- He is one of the few arranger-conductors to have worked on two different film versions of the same musical ("The Desert Song").
- Composed and/or arranged and conducted music exclusively for Warner Brothers films for nearly forty years.
- His favorite conductors were Arturo Toscanini and Leopold Stokowski.
- Brother-in-law of Virginia Grey.
- His hobbies were cooking and music.
- His favorite singers were Frank Sinatra and Judy Garland.
- The Danny Kaye films he worked on were scored at Goldwyn Studios and not at Warner Bros., as most people think.
- Left Warners officially in 1965, only to return in 1968 to do one final picture, Finian's Rainbow (1968).
- His last work was for Jack L. Warner in a Columbia Pictures film, 1776 (1972).
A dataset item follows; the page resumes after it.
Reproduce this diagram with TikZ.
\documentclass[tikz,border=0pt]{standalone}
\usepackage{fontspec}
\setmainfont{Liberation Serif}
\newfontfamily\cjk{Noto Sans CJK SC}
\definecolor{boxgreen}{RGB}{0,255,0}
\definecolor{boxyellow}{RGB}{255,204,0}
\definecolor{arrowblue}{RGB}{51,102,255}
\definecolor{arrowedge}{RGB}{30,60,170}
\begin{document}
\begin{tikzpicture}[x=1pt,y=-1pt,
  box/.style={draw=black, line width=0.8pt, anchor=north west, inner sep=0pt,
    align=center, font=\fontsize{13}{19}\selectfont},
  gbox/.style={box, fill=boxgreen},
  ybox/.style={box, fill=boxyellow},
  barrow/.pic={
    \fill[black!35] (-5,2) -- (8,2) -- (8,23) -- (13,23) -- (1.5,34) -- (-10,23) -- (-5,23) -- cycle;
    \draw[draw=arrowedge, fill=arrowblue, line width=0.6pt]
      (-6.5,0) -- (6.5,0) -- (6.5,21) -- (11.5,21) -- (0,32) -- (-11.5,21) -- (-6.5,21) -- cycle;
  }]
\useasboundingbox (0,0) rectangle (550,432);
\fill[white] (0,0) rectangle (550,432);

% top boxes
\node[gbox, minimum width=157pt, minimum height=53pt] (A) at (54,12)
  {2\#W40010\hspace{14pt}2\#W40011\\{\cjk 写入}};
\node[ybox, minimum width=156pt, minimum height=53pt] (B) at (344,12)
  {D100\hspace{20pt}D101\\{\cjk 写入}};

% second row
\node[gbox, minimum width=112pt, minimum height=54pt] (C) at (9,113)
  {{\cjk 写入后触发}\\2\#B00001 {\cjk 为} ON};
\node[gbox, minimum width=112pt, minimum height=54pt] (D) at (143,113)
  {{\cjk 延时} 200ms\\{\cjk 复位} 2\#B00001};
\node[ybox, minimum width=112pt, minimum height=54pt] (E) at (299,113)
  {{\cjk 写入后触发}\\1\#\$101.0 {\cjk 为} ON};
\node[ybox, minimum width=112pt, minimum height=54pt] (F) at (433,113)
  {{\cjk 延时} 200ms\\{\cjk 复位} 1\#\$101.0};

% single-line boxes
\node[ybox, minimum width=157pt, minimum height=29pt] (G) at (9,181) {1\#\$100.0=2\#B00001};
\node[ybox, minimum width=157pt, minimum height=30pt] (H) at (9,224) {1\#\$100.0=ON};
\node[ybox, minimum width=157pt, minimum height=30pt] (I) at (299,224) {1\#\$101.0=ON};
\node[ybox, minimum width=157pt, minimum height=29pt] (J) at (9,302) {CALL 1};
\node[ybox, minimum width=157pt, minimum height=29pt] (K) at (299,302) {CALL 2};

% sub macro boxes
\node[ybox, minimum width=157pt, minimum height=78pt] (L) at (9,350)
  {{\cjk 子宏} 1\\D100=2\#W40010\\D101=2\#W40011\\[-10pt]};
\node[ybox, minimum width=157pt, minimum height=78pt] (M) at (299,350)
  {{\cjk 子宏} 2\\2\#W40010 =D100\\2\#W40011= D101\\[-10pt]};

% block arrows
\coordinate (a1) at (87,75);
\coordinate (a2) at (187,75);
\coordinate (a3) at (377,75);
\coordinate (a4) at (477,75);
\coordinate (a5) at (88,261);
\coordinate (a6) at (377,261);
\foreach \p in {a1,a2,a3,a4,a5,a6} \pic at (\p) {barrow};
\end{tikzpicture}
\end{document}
- In 1954 he sued Warner Bros for $20,000 because they refused to allow him to use the title "Musical Director". He lost.
- The recording of the score for Pete Kelly's Blues (1955) took place in his home and not the studio.
- Songwriter ("Some Sunday Morning"), composer, conductor, and arranger, educated at the Troy Conservatory. He joined ASCAP in 1945 and his other popular-song compositions include "Sugarfoot", "Hollywood Canteen", "I'm in a Jam", "Some Sunny Day", "Pete Kelly's Blues", and "Melancholy Rhapsody".